** Start Records for processing **

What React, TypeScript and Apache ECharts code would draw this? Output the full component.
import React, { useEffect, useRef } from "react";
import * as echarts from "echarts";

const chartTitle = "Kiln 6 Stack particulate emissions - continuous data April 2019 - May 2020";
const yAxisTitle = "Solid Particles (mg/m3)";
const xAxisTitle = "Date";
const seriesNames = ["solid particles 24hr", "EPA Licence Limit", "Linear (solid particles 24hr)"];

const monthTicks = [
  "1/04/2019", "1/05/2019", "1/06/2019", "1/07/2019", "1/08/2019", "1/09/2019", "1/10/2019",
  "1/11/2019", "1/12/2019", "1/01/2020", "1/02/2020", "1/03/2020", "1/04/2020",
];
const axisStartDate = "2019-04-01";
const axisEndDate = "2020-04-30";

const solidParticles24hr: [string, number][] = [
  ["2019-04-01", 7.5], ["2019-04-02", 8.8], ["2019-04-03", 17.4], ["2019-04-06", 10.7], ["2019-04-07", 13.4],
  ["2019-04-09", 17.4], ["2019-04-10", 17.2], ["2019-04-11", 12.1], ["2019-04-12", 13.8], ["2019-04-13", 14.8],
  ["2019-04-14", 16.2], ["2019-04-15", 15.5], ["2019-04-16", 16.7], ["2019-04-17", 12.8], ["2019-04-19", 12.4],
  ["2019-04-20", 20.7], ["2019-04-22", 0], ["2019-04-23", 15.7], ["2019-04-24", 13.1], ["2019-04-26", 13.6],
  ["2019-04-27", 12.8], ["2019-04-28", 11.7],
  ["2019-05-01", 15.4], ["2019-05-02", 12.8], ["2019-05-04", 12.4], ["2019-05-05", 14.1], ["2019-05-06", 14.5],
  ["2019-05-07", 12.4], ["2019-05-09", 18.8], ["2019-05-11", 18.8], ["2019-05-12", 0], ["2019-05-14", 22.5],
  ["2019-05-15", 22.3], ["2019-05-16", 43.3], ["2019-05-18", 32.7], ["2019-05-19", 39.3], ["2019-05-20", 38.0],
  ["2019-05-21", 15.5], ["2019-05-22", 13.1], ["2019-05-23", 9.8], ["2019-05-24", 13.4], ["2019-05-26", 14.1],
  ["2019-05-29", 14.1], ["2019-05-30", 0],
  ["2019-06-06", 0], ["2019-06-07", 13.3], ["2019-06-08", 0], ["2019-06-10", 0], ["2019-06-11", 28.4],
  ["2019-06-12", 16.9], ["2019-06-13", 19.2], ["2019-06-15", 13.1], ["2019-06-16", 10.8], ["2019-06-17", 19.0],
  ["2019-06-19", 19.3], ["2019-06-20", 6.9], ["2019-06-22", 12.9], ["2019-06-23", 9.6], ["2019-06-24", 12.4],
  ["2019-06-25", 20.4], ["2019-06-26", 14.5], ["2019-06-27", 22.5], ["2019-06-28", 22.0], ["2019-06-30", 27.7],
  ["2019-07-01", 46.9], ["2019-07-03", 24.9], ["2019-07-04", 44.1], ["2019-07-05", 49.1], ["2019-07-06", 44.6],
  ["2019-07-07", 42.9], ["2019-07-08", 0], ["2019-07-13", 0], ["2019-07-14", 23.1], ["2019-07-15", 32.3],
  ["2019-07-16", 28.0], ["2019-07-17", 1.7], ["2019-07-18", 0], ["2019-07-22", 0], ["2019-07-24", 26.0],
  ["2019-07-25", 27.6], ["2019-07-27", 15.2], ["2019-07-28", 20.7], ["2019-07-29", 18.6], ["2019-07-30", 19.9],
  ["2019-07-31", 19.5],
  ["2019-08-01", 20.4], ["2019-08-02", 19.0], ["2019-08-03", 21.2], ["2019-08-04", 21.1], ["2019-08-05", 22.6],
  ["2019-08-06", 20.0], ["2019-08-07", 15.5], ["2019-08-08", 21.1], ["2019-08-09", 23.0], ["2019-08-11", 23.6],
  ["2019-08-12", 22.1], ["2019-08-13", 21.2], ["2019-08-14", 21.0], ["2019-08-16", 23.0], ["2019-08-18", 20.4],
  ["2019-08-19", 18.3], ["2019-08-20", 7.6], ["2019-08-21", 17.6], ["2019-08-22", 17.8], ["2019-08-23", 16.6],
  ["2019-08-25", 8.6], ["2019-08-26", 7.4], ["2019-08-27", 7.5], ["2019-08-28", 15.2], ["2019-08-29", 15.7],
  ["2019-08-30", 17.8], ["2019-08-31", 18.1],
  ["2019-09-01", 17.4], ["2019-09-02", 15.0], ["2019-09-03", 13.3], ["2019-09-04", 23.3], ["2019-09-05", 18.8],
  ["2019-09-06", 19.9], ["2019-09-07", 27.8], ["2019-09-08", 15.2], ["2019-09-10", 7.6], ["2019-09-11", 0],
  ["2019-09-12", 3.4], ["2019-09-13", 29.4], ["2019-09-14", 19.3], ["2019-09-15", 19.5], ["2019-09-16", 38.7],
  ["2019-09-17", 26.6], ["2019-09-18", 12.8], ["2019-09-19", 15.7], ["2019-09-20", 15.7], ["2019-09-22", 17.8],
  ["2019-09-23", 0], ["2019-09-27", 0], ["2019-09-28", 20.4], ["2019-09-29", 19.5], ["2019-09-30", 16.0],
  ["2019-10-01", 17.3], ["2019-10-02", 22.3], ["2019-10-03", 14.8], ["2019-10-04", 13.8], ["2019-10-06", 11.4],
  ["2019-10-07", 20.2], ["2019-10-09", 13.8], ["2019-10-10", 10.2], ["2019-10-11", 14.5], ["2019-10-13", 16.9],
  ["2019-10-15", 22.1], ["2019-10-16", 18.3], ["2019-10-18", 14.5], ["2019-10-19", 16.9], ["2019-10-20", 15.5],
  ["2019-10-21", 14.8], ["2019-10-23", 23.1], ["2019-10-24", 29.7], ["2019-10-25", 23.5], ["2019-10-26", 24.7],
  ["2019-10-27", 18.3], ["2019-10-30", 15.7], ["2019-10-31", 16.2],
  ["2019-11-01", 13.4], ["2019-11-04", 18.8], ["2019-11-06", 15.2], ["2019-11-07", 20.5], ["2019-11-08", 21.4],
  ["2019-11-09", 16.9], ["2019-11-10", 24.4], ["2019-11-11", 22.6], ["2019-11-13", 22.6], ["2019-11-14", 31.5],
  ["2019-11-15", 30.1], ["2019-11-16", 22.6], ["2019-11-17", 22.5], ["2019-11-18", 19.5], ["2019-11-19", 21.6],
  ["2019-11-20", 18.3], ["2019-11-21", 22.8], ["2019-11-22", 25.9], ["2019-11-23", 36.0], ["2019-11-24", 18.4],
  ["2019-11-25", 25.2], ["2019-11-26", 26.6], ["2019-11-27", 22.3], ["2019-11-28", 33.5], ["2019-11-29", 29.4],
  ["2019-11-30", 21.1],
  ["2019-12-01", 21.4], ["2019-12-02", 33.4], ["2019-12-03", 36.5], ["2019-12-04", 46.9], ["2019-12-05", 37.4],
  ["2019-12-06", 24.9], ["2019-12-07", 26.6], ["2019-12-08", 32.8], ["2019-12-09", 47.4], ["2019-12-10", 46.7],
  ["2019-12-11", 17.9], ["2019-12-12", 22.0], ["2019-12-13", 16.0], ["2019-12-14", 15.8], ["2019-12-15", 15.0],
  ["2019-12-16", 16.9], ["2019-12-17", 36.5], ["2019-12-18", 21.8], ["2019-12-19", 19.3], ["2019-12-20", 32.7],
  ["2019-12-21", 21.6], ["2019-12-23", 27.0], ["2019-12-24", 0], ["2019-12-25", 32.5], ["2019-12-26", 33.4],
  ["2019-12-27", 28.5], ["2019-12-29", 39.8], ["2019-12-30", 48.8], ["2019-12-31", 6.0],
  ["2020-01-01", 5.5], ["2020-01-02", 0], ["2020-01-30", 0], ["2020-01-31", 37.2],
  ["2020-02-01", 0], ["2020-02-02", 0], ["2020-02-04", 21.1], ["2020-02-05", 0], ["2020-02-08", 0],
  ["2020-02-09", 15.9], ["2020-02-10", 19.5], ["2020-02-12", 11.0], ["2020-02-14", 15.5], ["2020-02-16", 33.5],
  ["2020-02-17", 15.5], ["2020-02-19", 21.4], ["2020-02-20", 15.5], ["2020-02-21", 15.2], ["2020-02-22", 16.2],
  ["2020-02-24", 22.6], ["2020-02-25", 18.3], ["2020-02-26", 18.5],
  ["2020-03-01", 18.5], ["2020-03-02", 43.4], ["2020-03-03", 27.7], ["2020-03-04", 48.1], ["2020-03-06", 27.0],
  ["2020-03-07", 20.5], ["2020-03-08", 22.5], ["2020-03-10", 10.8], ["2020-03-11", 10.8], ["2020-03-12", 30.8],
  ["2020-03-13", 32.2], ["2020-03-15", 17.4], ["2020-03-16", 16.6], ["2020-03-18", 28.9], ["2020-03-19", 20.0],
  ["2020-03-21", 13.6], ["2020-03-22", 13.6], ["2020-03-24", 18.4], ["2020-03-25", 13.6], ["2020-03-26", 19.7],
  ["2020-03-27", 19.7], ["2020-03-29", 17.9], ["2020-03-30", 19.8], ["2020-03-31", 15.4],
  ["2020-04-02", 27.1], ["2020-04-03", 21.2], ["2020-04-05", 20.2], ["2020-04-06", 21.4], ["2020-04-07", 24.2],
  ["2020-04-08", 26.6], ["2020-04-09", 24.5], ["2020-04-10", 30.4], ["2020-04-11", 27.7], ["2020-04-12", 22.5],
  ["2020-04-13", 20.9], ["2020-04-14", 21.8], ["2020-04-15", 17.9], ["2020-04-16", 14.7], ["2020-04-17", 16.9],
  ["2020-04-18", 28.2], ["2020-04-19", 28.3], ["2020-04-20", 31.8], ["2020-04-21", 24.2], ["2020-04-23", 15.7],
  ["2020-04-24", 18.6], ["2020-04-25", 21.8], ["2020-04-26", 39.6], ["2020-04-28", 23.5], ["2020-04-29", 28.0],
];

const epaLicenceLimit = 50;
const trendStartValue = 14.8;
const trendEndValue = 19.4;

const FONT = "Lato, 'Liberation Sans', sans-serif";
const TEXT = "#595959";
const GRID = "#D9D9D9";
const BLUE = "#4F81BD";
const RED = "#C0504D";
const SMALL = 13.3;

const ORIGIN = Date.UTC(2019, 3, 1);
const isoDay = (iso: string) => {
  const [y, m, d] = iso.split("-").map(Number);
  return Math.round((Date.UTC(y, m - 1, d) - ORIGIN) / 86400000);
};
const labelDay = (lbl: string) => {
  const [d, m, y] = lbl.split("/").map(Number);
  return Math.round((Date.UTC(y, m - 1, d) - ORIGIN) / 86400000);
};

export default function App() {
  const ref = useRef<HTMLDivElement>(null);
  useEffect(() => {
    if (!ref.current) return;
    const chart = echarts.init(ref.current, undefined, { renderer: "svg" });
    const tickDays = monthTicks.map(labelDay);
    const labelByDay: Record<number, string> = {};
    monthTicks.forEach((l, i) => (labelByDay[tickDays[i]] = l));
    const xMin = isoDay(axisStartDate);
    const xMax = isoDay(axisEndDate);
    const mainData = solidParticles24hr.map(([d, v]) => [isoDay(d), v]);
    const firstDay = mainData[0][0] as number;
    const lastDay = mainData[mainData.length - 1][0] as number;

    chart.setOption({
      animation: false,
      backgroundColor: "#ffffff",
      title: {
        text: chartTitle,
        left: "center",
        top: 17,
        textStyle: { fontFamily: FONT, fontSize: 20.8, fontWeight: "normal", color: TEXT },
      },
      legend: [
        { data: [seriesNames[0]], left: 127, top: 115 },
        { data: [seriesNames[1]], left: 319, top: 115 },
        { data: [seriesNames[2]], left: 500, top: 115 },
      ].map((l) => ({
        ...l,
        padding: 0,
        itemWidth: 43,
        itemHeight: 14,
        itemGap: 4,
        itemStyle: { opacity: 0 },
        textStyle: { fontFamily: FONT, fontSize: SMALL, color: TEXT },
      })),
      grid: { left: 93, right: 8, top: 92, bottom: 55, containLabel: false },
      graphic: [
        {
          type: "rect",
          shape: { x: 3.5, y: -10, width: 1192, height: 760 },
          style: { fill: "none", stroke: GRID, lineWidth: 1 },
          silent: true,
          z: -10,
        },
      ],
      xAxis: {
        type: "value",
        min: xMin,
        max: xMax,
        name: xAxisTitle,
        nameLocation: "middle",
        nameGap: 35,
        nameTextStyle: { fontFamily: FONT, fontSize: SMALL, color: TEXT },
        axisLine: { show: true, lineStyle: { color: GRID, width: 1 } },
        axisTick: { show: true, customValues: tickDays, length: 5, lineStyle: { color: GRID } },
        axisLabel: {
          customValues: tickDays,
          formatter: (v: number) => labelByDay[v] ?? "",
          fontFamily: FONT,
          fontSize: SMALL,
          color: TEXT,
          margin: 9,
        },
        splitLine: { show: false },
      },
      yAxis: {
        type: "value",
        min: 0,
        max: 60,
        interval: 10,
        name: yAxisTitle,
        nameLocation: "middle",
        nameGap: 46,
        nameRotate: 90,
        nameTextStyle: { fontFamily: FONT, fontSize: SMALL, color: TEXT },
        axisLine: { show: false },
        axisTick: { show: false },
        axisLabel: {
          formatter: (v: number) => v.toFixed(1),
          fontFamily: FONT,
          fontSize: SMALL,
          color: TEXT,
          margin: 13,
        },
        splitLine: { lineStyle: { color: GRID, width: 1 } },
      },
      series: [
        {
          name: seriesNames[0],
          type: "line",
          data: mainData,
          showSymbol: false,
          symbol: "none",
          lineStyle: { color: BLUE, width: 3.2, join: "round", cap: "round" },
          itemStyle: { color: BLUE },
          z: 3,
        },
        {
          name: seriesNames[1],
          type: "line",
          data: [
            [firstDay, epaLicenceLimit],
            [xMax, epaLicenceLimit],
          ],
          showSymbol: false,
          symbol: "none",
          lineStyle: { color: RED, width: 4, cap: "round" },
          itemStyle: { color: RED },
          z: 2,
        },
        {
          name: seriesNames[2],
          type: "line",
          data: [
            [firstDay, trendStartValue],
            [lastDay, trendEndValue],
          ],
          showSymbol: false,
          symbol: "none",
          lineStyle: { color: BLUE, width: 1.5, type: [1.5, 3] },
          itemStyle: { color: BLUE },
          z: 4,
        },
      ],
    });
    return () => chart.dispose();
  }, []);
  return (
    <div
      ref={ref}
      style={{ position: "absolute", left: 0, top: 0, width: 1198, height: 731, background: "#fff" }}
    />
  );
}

** End Records for processing **
** Start Records for processing **

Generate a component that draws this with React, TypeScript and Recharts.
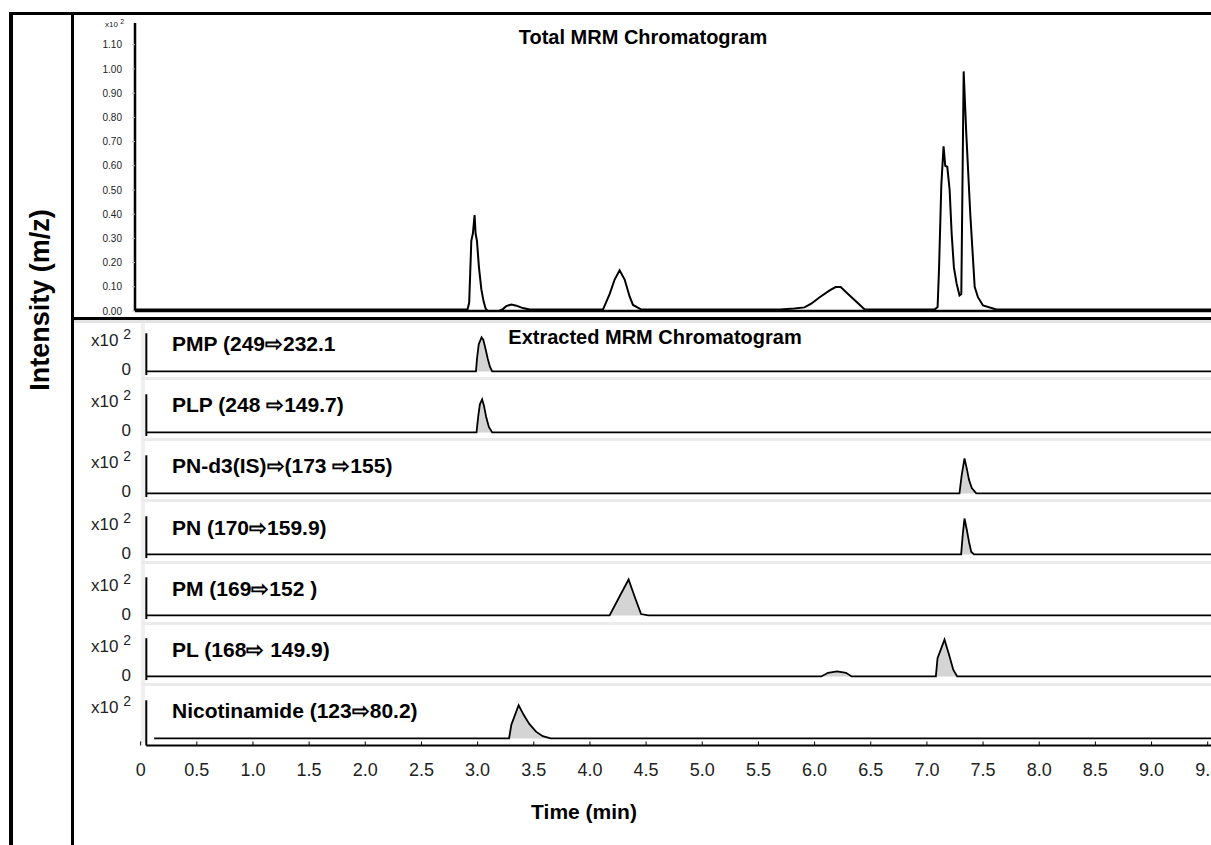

** End Records for processing **
** Start Records for processing **

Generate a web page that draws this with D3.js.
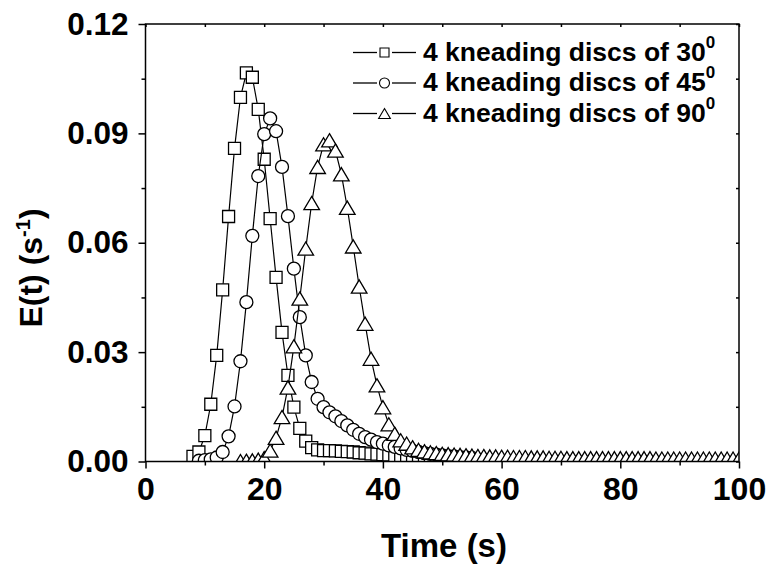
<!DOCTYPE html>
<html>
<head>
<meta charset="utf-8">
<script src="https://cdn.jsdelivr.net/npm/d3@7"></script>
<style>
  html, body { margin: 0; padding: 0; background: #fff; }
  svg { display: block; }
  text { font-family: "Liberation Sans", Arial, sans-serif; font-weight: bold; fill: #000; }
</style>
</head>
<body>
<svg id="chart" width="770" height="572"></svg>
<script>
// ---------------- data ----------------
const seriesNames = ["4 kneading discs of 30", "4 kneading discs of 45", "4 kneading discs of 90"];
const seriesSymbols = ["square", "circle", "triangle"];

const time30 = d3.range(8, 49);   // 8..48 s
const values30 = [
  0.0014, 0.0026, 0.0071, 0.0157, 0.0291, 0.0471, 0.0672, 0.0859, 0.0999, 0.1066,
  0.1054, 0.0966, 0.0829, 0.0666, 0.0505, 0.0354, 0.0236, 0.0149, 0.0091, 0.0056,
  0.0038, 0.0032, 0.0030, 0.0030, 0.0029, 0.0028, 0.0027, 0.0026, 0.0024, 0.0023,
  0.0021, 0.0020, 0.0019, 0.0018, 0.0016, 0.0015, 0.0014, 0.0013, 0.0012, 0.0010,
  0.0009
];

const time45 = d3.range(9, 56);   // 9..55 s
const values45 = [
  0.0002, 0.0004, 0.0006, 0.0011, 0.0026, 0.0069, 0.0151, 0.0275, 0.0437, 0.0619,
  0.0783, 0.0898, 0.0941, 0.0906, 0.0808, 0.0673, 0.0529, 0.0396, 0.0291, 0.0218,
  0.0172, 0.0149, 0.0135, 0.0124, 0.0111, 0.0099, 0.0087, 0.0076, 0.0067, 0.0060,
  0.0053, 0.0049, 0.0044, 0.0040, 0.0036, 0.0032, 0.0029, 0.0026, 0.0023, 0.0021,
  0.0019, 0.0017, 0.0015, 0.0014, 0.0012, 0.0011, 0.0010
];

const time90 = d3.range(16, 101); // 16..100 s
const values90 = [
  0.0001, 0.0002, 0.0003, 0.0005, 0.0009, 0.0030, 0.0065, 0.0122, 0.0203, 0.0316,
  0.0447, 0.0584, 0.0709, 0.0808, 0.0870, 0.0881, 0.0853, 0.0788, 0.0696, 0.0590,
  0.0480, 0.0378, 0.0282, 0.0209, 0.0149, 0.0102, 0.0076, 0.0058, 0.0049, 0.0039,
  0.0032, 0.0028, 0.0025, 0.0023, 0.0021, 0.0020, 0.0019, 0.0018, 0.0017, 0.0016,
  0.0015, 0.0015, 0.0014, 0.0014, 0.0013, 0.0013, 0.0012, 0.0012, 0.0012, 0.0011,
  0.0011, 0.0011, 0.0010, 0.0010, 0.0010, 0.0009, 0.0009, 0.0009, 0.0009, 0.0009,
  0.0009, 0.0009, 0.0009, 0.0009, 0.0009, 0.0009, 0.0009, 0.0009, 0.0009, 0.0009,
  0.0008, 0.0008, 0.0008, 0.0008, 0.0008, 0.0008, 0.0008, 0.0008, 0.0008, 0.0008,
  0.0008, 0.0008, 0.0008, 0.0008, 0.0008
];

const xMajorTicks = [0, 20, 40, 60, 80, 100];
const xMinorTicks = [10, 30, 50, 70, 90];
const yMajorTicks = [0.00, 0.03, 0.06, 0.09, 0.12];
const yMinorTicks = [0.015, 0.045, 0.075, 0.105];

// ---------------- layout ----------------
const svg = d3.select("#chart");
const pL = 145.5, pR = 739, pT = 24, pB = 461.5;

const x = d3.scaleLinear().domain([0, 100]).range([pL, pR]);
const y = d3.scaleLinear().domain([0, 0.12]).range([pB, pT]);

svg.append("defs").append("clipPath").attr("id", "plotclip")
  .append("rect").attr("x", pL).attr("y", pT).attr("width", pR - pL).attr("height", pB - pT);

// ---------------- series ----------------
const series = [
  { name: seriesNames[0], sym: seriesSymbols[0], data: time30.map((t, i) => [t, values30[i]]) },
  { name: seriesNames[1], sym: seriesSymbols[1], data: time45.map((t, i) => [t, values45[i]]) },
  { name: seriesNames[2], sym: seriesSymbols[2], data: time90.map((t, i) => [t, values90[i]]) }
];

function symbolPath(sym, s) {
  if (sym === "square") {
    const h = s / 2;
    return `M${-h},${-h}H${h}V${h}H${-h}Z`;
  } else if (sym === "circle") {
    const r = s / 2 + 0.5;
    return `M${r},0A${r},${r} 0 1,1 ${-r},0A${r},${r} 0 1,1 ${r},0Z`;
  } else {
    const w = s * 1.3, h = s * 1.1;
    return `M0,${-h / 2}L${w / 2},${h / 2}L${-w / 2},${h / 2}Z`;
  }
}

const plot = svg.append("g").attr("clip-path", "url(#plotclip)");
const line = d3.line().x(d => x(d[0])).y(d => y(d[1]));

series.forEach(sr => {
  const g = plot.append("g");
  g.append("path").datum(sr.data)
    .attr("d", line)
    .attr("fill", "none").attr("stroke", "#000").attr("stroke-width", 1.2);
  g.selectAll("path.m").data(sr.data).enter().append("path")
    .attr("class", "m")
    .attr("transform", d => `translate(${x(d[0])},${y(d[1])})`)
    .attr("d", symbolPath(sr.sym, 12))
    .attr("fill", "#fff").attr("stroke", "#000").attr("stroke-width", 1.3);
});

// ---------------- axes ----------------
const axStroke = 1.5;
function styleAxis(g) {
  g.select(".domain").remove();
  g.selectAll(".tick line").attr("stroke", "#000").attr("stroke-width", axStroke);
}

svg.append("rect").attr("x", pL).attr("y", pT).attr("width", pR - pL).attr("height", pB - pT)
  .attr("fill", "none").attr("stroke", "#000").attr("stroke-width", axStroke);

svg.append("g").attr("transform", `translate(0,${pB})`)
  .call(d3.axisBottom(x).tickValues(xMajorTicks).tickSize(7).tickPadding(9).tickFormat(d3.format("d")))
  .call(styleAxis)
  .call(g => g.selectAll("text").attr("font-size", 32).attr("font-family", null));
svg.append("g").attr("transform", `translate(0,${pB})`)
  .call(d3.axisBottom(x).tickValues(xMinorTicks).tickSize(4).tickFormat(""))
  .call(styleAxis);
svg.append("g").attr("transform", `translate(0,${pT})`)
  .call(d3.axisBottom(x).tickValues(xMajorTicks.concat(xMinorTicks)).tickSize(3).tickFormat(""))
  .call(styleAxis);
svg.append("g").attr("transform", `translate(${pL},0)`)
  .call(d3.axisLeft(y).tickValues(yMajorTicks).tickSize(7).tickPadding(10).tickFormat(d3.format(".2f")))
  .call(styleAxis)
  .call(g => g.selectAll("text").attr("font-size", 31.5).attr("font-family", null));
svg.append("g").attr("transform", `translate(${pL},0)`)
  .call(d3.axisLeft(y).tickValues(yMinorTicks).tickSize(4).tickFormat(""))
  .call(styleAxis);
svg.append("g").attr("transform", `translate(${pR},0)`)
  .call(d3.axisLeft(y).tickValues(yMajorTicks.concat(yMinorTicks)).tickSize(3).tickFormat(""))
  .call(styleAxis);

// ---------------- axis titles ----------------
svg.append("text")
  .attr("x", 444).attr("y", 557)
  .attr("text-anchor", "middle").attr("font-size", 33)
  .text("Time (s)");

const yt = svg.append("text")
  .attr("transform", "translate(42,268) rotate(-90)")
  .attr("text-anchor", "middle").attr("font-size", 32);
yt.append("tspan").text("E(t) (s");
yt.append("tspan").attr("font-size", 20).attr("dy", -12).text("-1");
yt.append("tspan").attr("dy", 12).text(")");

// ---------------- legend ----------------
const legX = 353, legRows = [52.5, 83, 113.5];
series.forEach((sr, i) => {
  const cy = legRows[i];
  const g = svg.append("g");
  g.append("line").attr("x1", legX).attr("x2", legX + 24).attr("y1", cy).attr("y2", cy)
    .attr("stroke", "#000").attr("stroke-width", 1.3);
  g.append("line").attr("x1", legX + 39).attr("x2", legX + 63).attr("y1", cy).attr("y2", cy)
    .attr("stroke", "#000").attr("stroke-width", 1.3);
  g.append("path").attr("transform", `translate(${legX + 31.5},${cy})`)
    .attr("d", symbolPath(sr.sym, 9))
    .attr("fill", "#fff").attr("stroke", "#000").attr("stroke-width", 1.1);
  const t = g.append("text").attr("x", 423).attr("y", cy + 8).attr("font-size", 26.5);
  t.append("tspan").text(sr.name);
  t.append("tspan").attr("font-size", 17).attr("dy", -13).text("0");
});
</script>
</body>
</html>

** End Records for processing **

Each line that has the word "Generate" should be copied.

Generate a component that draws this with React, TypeScript and Recharts.
Generate a web page that draws this with D3.js.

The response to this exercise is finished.